### The problem
Retype the whole listing, please, keeping every line exact and dropping the pictures.

— begin —

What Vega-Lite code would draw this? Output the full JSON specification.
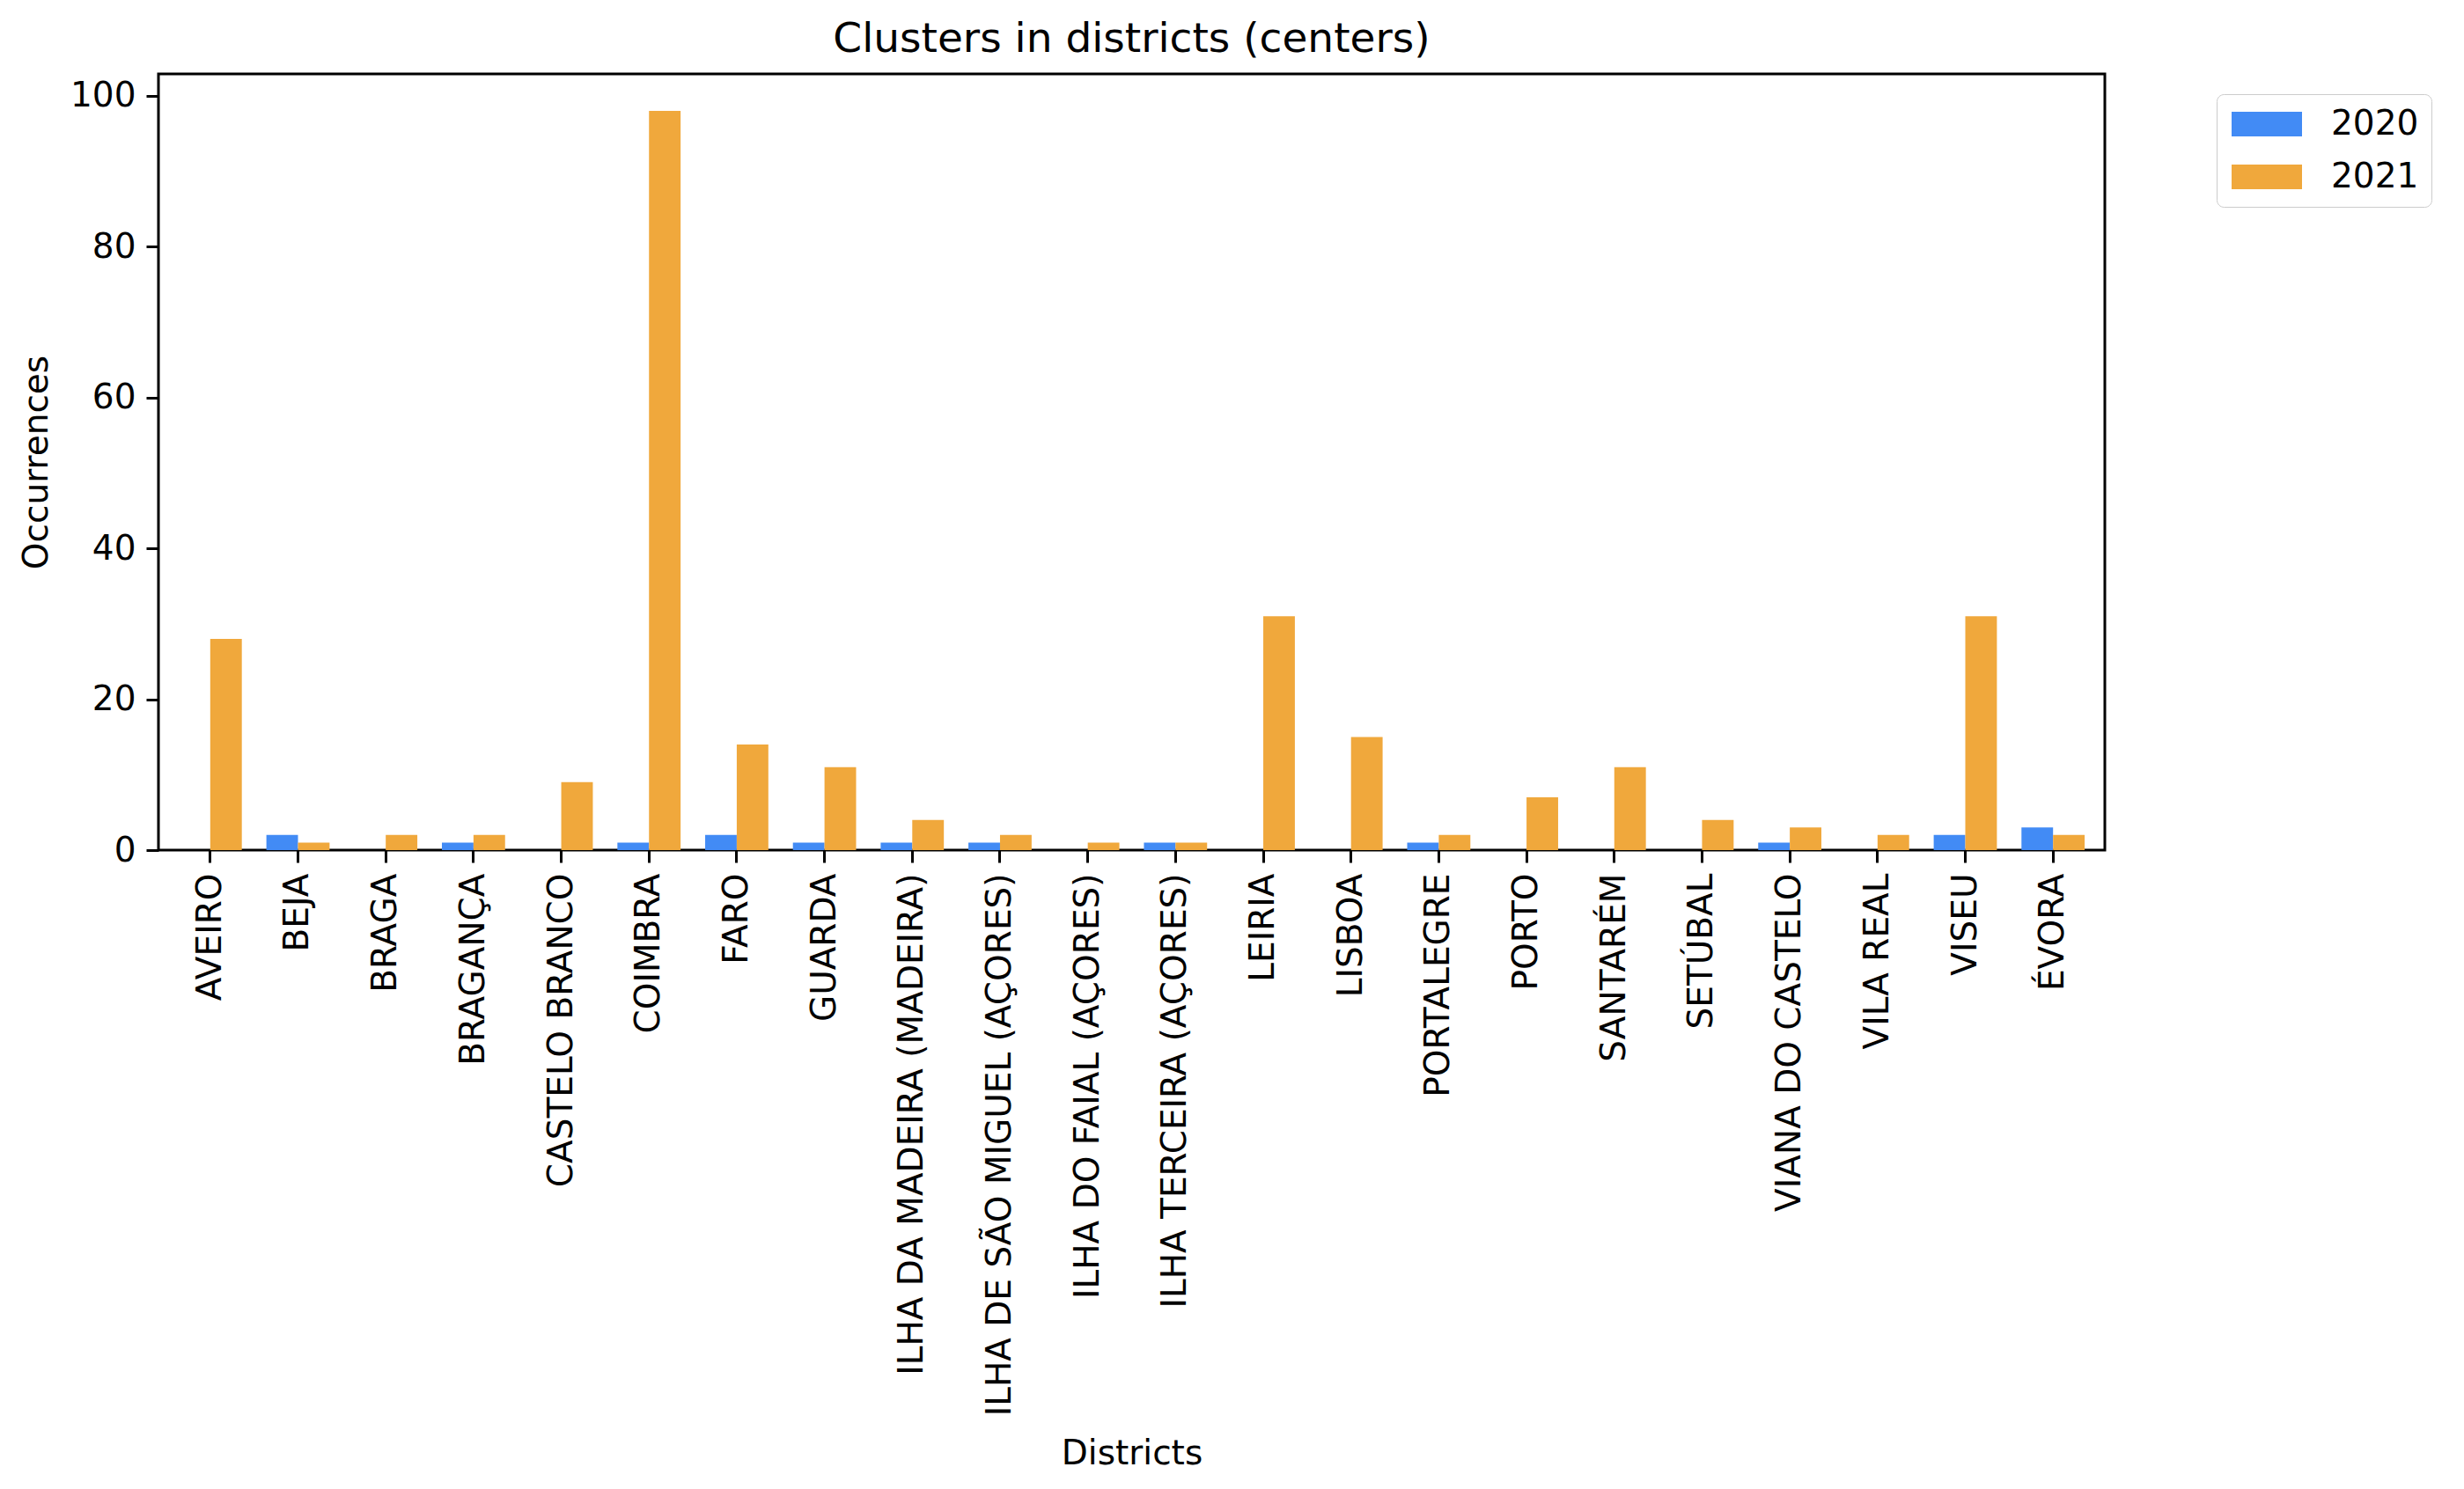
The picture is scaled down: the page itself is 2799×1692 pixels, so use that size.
{
  "$schema": "https://vega.github.io/schema/vega-lite/v6.json",
  "width": 2211,
  "height": 882,
  "autosize": {"type": "none"},
  "padding": {"left": 180, "top": 84, "right": 408, "bottom": 726},
  "background": "white",
  "title": {"text": "Clusters in districts (centers)", "font": "DejaVu Sans", "fontSize": 47, "fontWeight": "normal", "color": "#000", "offset": 15, "anchor": "middle"},
  "config": {
    "view": {"stroke": "#000", "strokeWidth": 3},
    "axis": {"labelFont": "DejaVu Sans", "titleFont": "DejaVu Sans", "labelFontSize": 39, "titleFontSize": 39, "titleFontWeight": "normal", "labelColor": "#000", "titleColor": "#000", "tickColor": "#000", "tickWidth": 3, "tickSize": 14, "labelPadding": 12, "domain": false, "grid": false},
    "legend": {"strokeColor": "#cccccc", "cornerRadius": 8, "fillColor": "white", "padding": 14}
  },
  "data": {"values": [
    {"district": "AVEIRO", "year": "2020", "n": 0}, {"district": "AVEIRO", "year": "2021", "n": 28},
    {"district": "BEJA", "year": "2020", "n": 2}, {"district": "BEJA", "year": "2021", "n": 1},
    {"district": "BRAGA", "year": "2020", "n": 0}, {"district": "BRAGA", "year": "2021", "n": 2},
    {"district": "BRAGANÇA", "year": "2020", "n": 1}, {"district": "BRAGANÇA", "year": "2021", "n": 2},
    {"district": "CASTELO BRANCO", "year": "2020", "n": 0}, {"district": "CASTELO BRANCO", "year": "2021", "n": 9},
    {"district": "COIMBRA", "year": "2020", "n": 1}, {"district": "COIMBRA", "year": "2021", "n": 98},
    {"district": "FARO", "year": "2020", "n": 2}, {"district": "FARO", "year": "2021", "n": 14},
    {"district": "GUARDA", "year": "2020", "n": 1}, {"district": "GUARDA", "year": "2021", "n": 11},
    {"district": "ILHA DA MADEIRA (MADEIRA)", "year": "2020", "n": 1}, {"district": "ILHA DA MADEIRA (MADEIRA)", "year": "2021", "n": 4},
    {"district": "ILHA DE SÃO MIGUEL (AÇORES)", "year": "2020", "n": 1}, {"district": "ILHA DE SÃO MIGUEL (AÇORES)", "year": "2021", "n": 2},
    {"district": "ILHA DO FAIAL (AÇORES)", "year": "2020", "n": 0}, {"district": "ILHA DO FAIAL (AÇORES)", "year": "2021", "n": 1},
    {"district": "ILHA TERCEIRA (AÇORES)", "year": "2020", "n": 1}, {"district": "ILHA TERCEIRA (AÇORES)", "year": "2021", "n": 1},
    {"district": "LEIRIA", "year": "2020", "n": 0}, {"district": "LEIRIA", "year": "2021", "n": 31},
    {"district": "LISBOA", "year": "2020", "n": 0}, {"district": "LISBOA", "year": "2021", "n": 15},
    {"district": "PORTALEGRE", "year": "2020", "n": 1}, {"district": "PORTALEGRE", "year": "2021", "n": 2},
    {"district": "PORTO", "year": "2020", "n": 0}, {"district": "PORTO", "year": "2021", "n": 7},
    {"district": "SANTARÉM", "year": "2020", "n": 0}, {"district": "SANTARÉM", "year": "2021", "n": 11},
    {"district": "SETÚBAL", "year": "2020", "n": 0}, {"district": "SETÚBAL", "year": "2021", "n": 4},
    {"district": "VIANA DO CASTELO", "year": "2020", "n": 1}, {"district": "VIANA DO CASTELO", "year": "2021", "n": 3},
    {"district": "VILA REAL", "year": "2020", "n": 0}, {"district": "VILA REAL", "year": "2021", "n": 2},
    {"district": "VISEU", "year": "2020", "n": 2}, {"district": "VISEU", "year": "2021", "n": 31},
    {"district": "ÉVORA", "year": "2020", "n": 3}, {"district": "ÉVORA", "year": "2021", "n": 2}
  ]},
  "mark": {"type": "bar", "opacity": 1},
  "encoding": {
    "x": {"field": "district", "type": "nominal", "sort": null, "title": "Districts",
      "scale": {"paddingInner": 0.28, "paddingOuter": 0.23},
      "axis": {"labelAngle": -90, "titleY": 666, "labelLimit": 1000}},
    "xOffset": {"field": "year", "type": "nominal", "scale": {"paddingInner": 0, "paddingOuter": 0}},
    "y": {"field": "n", "type": "quantitative", "title": "Occurrences",
      "scale": {"domain": [0, 102.9], "nice": false, "zero": true},
      "axis": {"values": [0, 20, 40, 60, 80, 100], "titlePadding": 18}},
    "color": {"field": "year", "type": "nominal",
      "scale": {"domain": ["2020", "2021"], "range": ["#428bf5", "#f0a83c"]},
      "legend": {"title": null, "orient": "none", "legendX": 2338, "legendY": 23,
        "symbolType": "M-0.85,-0.7L3.15,-0.7L3.15,0.7L-0.85,0.7Z", "symbolSize": 1600, "symbolStrokeWidth": 0,
        "labelFont": "DejaVu Sans", "labelFontSize": 39, "labelColor": "#000", "labelOffset": 76,
        "rowPadding": 20}}
  }
}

— end —

### Expected answer
What Vega-Lite code would draw this? Output the full JSON specification.
The picture is scaled down: the page itself is 2799×1692 pixels, so use that size.
{
  "$schema": "https://vega.github.io/schema/vega-lite/v6.json",
  "width": 2211,
  "height": 882,
  "autosize": {"type": "none"},
  "padding": {"left": 180, "top": 84, "right": 408, "bottom": 726},
  "background": "white",
  "title": {"text": "Clusters in districts (centers)", "font": "DejaVu Sans", "fontSize": 47, "fontWeight": "normal", "color": "#000", "offset": 15, "anchor": "middle"},
  "config": {
    "view": {"stroke": "#000", "strokeWidth": 3},
    "axis": {"labelFont": "DejaVu Sans", "titleFont": "DejaVu Sans", "labelFontSize": 39, "titleFontSize": 39, "titleFontWeight": "normal", "labelColor": "#000", "titleColor": "#000", "tickColor": "#000", "tickWidth": 3, "tickSize": 14, "labelPadding": 12, "domain": false, "grid": false},
    "legend": {"strokeColor": "#cccccc", "cornerRadius": 8, "fillColor": "white", "padding": 14}
  },
  "data": {"values": [
    {"district": "AVEIRO", "year": "2020", "n": 0}, {"district": "AVEIRO", "year": "2021", "n": 28},
    {"district": "BEJA", "year": "2020", "n": 2}, {"district": "BEJA", "year": "2021", "n": 1},
    {"district": "BRAGA", "year": "2020", "n": 0}, {"district": "BRAGA", "year": "2021", "n": 2},
    {"district": "BRAGANÇA", "year": "2020", "n": 1}, {"district": "BRAGANÇA", "year": "2021", "n": 2},
    {"district": "CASTELO BRANCO", "year": "2020", "n": 0}, {"district": "CASTELO BRANCO", "year": "2021", "n": 9},
    {"district": "COIMBRA", "year": "2020", "n": 1}, {"district": "COIMBRA", "year": "2021", "n": 98},
    {"district": "FARO", "year": "2020", "n": 2}, {"district": "FARO", "year": "2021", "n": 14},
    {"district": "GUARDA", "year": "2020", "n": 1}, {"district": "GUARDA", "year": "2021", "n": 11},
    {"district": "ILHA DA MADEIRA (MADEIRA)", "year": "2020", "n": 1}, {"district": "ILHA DA MADEIRA (MADEIRA)", "year": "2021", "n": 4},
    {"district": "ILHA DE SÃO MIGUEL (AÇORES)", "year": "2020", "n": 1}, {"district": "ILHA DE SÃO MIGUEL (AÇORES)", "year": "2021", "n": 2},
    {"district": "ILHA DO FAIAL (AÇORES)", "year": "2020", "n": 0}, {"district": "ILHA DO FAIAL (AÇORES)", "year": "2021", "n": 1},
    {"district": "ILHA TERCEIRA (AÇORES)", "year": "2020", "n": 1}, {"district": "ILHA TERCEIRA (AÇORES)", "year": "2021", "n": 1},
    {"district": "LEIRIA", "year": "2020", "n": 0}, {"district": "LEIRIA", "year": "2021", "n": 31},
    {"district": "LISBOA", "year": "2020", "n": 0}, {"district": "LISBOA", "year": "2021", "n": 15},
    {"district": "PORTALEGRE", "year": "2020", "n": 1}, {"district": "PORTALEGRE", "year": "2021", "n": 2},
    {"district": "PORTO", "year": "2020", "n": 0}, {"district": "PORTO", "year": "2021", "n": 7},
    {"district": "SANTARÉM", "year": "2020", "n": 0}, {"district": "SANTARÉM", "year": "2021", "n": 11},
    {"district": "SETÚBAL", "year": "2020", "n": 0}, {"district": "SETÚBAL", "year": "2021", "n": 4},
    {"district": "VIANA DO CASTELO", "year": "2020", "n": 1}, {"district": "VIANA DO CASTELO", "year": "2021", "n": 3},
    {"district": "VILA REAL", "year": "2020", "n": 0}, {"district": "VILA REAL", "year": "2021", "n": 2},
    {"district": "VISEU", "year": "2020", "n": 2}, {"district": "VISEU", "year": "2021", "n": 31},
    {"district": "ÉVORA", "year": "2020", "n": 3}, {"district": "ÉVORA", "year": "2021", "n": 2}
  ]},
  "mark": {"type": "bar", "opacity": 1},
  "encoding": {
    "x": {"field": "district", "type": "nominal", "sort": null, "title": "Districts",
      "scale": {"paddingInner": 0.28, "paddingOuter": 0.23},
      "axis": {"labelAngle": -90, "titleY": 666, "labelLimit": 1000}},
    "xOffset": {"field": "year", "type": "nominal", "scale": {"paddingInner": 0, "paddingOuter": 0}},
    "y": {"field": "n", "type": "quantitative", "title": "Occurrences",
      "scale": {"domain": [0, 102.9], "nice": false, "zero": true},
      "axis": {"values": [0, 20, 40, 60, 80, 100], "titlePadding": 18}},
    "color": {"field": "year", "type": "nominal",
      "scale": {"domain": ["2020", "2021"], "range": ["#428bf5", "#f0a83c"]},
      "legend": {"title": null, "orient": "none", "legendX": 2338, "legendY": 23,
        "symbolType": "M-0.85,-0.7L3.15,-0.7L3.15,0.7L-0.85,0.7Z", "symbolSize": 1600, "symbolStrokeWidth": 0,
        "labelFont": "DejaVu Sans", "labelFontSize": 39, "labelColor": "#000", "labelOffset": 76,
        "rowPadding": 20}}
  }
}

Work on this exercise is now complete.